Sell Another Soul by StillwaveRelease date: November 3, 2017
Label: Final 500 Records
Sometimes, when new and upcoming bands attempt to get their music out there, they list a number of influences in their press releases, recommending themselves for fans of bands you probably already like. More often than not, these bands sound nothing like what they’ve suggested, making you wonder why they bothered listing that in the first place. Sometimes though, you get a band that not only nail down their influences perfectly, but even go as far to create a work of art that feels familiar to those influences, whilst having an incredible edge that greatly sets it apart and allows it to stand on its own merit. This is definitely the case of the debut album Sell Another Soul, by Dutch alternative/shoegaze trio Stillwave.

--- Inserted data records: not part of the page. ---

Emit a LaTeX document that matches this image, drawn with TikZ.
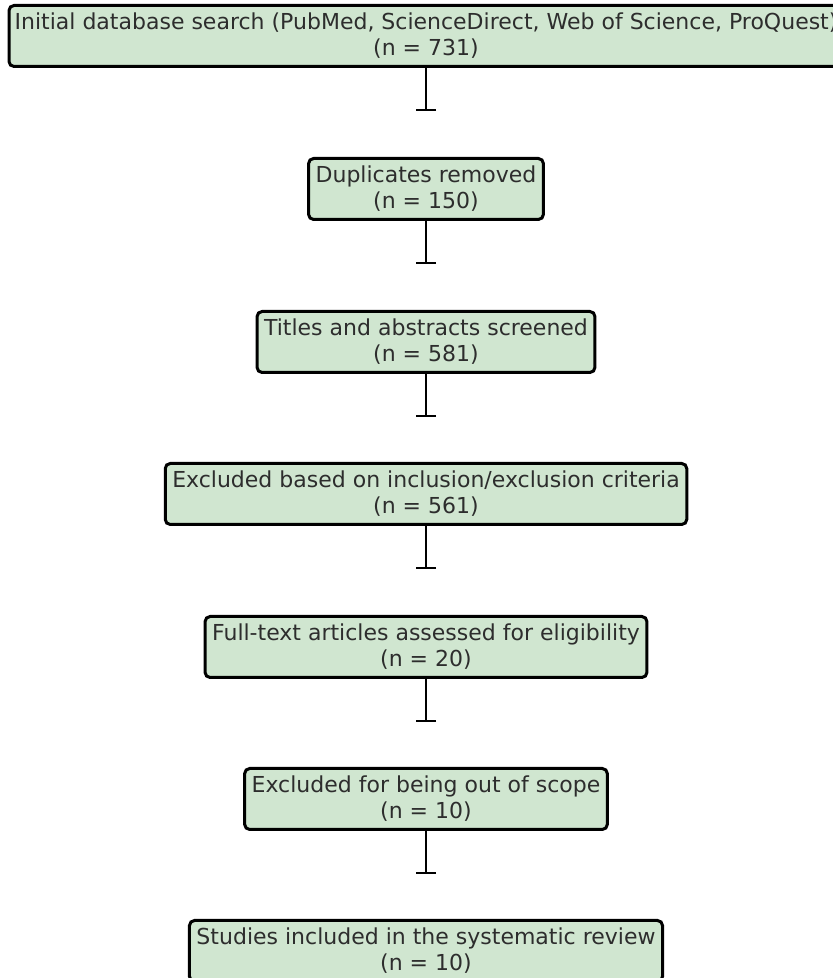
\documentclass[tikz,border=0pt]{standalone}
\usepackage{fontspec}
\setmainfont{DejaVu Sans}
\usetikzlibrary{arrows.meta}
\definecolor{boxfill}{RGB}{208,230,208}
\definecolor{txt}{RGB}{45,45,45}
\tikzset{
  flowbox/.style={draw=black, line width=3pt, fill=boxfill, rounded corners=5pt,
    align=center, text=txt, font=\fontsize{22pt}{26pt}\selectfont,
    minimum height=61pt, inner xsep=7pt, inner ysep=4pt},
  flowarrow/.style={line width=2.4pt, -{Bar[width=20pt, line width=2.4pt]}}
}
\begin{document}
\begin{tikzpicture}[x=1pt,y=1pt]
\useasboundingbox (0,0) rectangle (833,978);
\node[flowbox, minimum width=834pt, inner xsep=2pt] (b1) at (426,942) {Initial database search (PubMed, ScienceDirect, Web of Science, ProQuest)\\(n = 731)};
\node[flowbox, minimum width=234pt] (b2) at (426,789) {Duplicates removed\\(n = 150)};
\node[flowbox, minimum width=336pt] (b3) at (426,636) {Titles and abstracts screened\\(n = 581)};
\node[flowbox, minimum width=520pt] (b4) at (426,484) {Excluded based on inclusion/exclusion criteria\\(n = 561)};
\node[flowbox, minimum width=440pt] (b5) at (426,331) {Full-text articles assessed for eligibility\\(n = 20)};
\node[flowbox, minimum width=361pt] (b6) at (426,179) {Excluded for being out of scope\\(n = 10)};
\node[flowbox, minimum width=472pt] (b7) at (426,27) {Studies included in the systematic review\\(n = 10)};
\foreach \i in {1,...,6} {
  \coordinate (t\i) at ([yshift=-43pt]b\i.south);
  \draw[flowarrow] (b\i.south) -- (t\i);
}
\end{tikzpicture}
\end{document}
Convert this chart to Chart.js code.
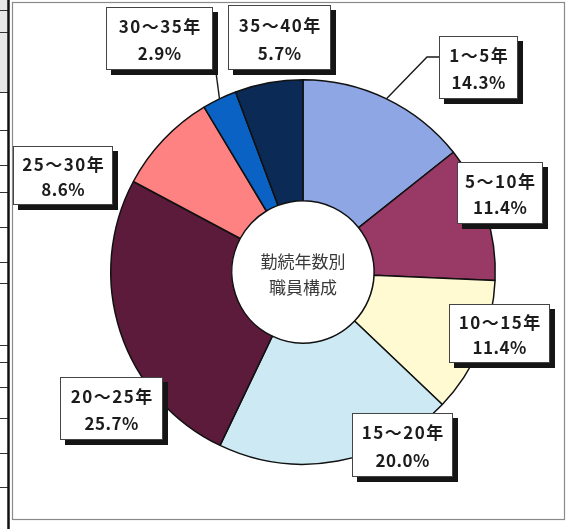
<!DOCTYPE html>
<html lang="ja">
<head>
<meta charset="utf-8">
<title>勤続年数別職員構成</title>
<script src="https://cdn.jsdelivr.net/npm/chart.js@4/dist/chart.umd.min.js"></script>
<style>
  html, body { margin: 0; padding: 0; background: #ffffff; }
  #wrap { width: 568px; height: 529px; }
</style>
</head>
<body>
<div id="wrap"><canvas id="chart" width="568" height="529"></canvas></div>
<script>
// Years-of-service groups and their share of staff (%)
const categories = ['1～5年', '5～10年', '10～15年', '15～20年', '20～25年', '25～30年', '30～35年', '35～40年'];
const shares = [14.3, 11.4, 11.4, 20.0, 25.7, 8.6, 2.9, 5.7];
const centerTitle = ['勤続年数別', '職員構成'];

// Slice fills, in category order
const sliceColors = ['#8ea6e4', '#993a66', '#fffad2', '#cdeaf4', '#5c1b3b', '#ff8282', '#0a62c4', '#0b2a55'];

// Callout boxes: [left, top, width, height] for each category
const boxLayout = [
  [439, 36, 79, 63],
  [457, 162, 86, 62],
  [449, 304, 101, 59],
  [352, 413, 101, 64],
  [60, 377, 103, 63],
  [13, 146, 100, 59],
  [106, 7, 107, 63],
  [228, 5, 103, 65]
];

const FONT = "'Noto Sans CJK JP', 'Noto Sans', sans-serif";

// Page frame and the edge of the neighbouring table
const framePlugin = {
  id: 'frame',
  beforeDraw(chart) {
    const ctx = chart.ctx;
    ctx.save();
    ctx.fillStyle = '#ffffff';
    ctx.fillRect(0, 0, chart.width, chart.height);
    ctx.fillStyle = '#e6e6e6';
    ctx.fillRect(0, 0, 8, 92);
    ctx.strokeStyle = '#333333';
    ctx.lineWidth = 1;
    [10, 32, 92, 130, 165, 192, 227, 262, 283, 345, 362, 387, 418, 453, 487].forEach(y => {
      ctx.beginPath();
      ctx.moveTo(0, y + 0.5);
      ctx.lineTo(8, y + 0.5);
      ctx.stroke();
    });
    ctx.strokeStyle = '#111111';
    ctx.lineWidth = 2.5;
    ctx.beginPath();
    ctx.moveTo(8.5, 0);
    ctx.lineTo(8.5, 529);
    ctx.stroke();
    ctx.strokeStyle = '#8a8a8a';
    ctx.lineWidth = 1.2;
    ctx.strokeRect(12.5, 2.5, 552, 517);
    ctx.restore();
  }
};

// Leader lines, callout boxes and the centre caption
const calloutPlugin = {
  id: 'callouts',
  afterDatasetsDraw(chart) {
    const ctx = chart.ctx;
    const arcs = chart.getDatasetMeta(0).data;
    const edgePoint = (i) => {
      const a = arcs[i];
      const mid = (a.startAngle + a.endAngle) / 2;
      return [a.x + a.outerRadius * Math.cos(mid), a.y + a.outerRadius * Math.sin(mid)];
    };
    ctx.save();
    ctx.strokeStyle = '#1a1a1a';
    ctx.lineWidth = 1.4;

    // 1～5年: elbow leader from the box's left side
    const b0 = boxLayout[0];
    const p0 = edgePoint(0);
    ctx.beginPath();
    ctx.moveTo(b0[0], b0[1] + b0[3] / 3);
    ctx.lineTo(b0[0] - 12, b0[1] + b0[3] / 3);
    ctx.lineTo(p0[0], p0[1]);
    ctx.stroke();

    // 30～35年: leader from the box's right side
    const b6 = boxLayout[6];
    const p6 = edgePoint(6);
    ctx.beginPath();
    ctx.moveTo(b6[0] + b6[2], b6[1] + b6[3] * 0.68);
    ctx.lineTo(p6[0], p6[1]);
    ctx.stroke();

    // Callout boxes with drop shadows
    const spacing = 1.5;
    boxLayout.forEach((b, i) => {
      const [x, y, w, h] = b;
      ctx.fillStyle = '#151515';
      ctx.fillRect(x + 5, y + 5, w, h);
      ctx.fillStyle = '#ffffff';
      ctx.fillRect(x, y, w, h);
      ctx.strokeStyle = '#444444';
      ctx.lineWidth = 1;
      ctx.strokeRect(x + 0.5, y + 0.5, w - 1, h - 1);
      ctx.fillStyle = '#1c1c1c';
      ctx.textAlign = 'center';
      ctx.textBaseline = 'middle';
      ctx.font = 'bold 17px ' + FONT;
      ctx.letterSpacing = spacing + 'px';
      ctx.fillText(categories[i], x + w / 2 + spacing / 2, y + h * 0.31);
      ctx.letterSpacing = '0.5px';
      ctx.fillText(shares[i].toFixed(1) + '%', x + w / 2 + 0.25, y + h * 0.74);
    });
    ctx.letterSpacing = '0px';

    // Caption inside the ring
    const a = arcs[0];
    ctx.fillStyle = '#3a3a3a';
    ctx.font = '17px ' + FONT;
    ctx.textAlign = 'center';
    ctx.textBaseline = 'middle';
    ctx.fillText(centerTitle[0], a.x, a.y - 10);
    ctx.fillText(centerTitle[1], a.x, a.y + 16);
    ctx.restore();
  }
};

new Chart(document.getElementById('chart'), {
  type: 'doughnut',
  data: {
    labels: categories,
    datasets: [{
      data: shares,
      backgroundColor: sliceColors,
      borderColor: '#111111',
      borderWidth: 1.5,
      borderAlign: 'center'
    }]
  },
  options: {
    responsive: false,
    animation: false,
    cutout: '37%',
    layout: { padding: { left: 110, right: 72, top: 79, bottom: 64 } },
    plugins: {
      legend: { display: false },
      tooltip: { enabled: false }
    }
  },
  plugins: [framePlugin, calloutPlugin]
});
</script>
</body>
</html>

Listing influences such as The National, Radiohead and David Bowie, thrown into a mixer with some shoegaze elements, the order is one that seems tall, but surprisingly has been pulled off effectively. As the album begins, one can’t help but draw comparisons to The National, what with the very similar sounding baritone vocals, though any qualms or worries one may feel soon disappear as we delve deep into the meat of this album, which offers us an incredible mixture of shoegaze, alternative and post-punk styles. The music is perhaps rougher than their counterparts, though this is perhaps one of the defining characteristics of the album itself, giving it that cathartic and raw feeling.
There’s a wonderful balance to the music Stillwave present, which ranges from more experimental and slower tracks to incredibly intense noisy ones that you can imagine rocking out to. The instrumentals the band opt for, work wonderfully with the many vocal styles ranging from the deep baritone vocals to beautiful soaring vocals. There’s a feverish intensity to some tracks, that build up into mournful bellows of vocals such as ‘She Flies A Tracer’ and ‘Adeleide [sic]’, whilst others sublimely float over into something beautiful such as ”94 civic’, and a few that even seem to combine the two together like ‘Do Less Live Longer’, all of which gives the whole album a wonderful sense of cohesion and variety. It’s intense and dark and utterly spell-binding, even after repeated listens.
Stillwave have drawn on a number of influences, and through it crafted their own style that melds together some of the strongest elements of these various bands, all packaged in a way that makes them well worth checking out. It’s perhaps one of those albums that is at times a little too easy to draw comparisons with other bands currently out there, though this in no way reflects poorly on Stillwave’s own branch of music, who manage to add incredible emotional resonance to their work, resulting in a wonderfully engrossing and dark album experience that surprises in so many different ways.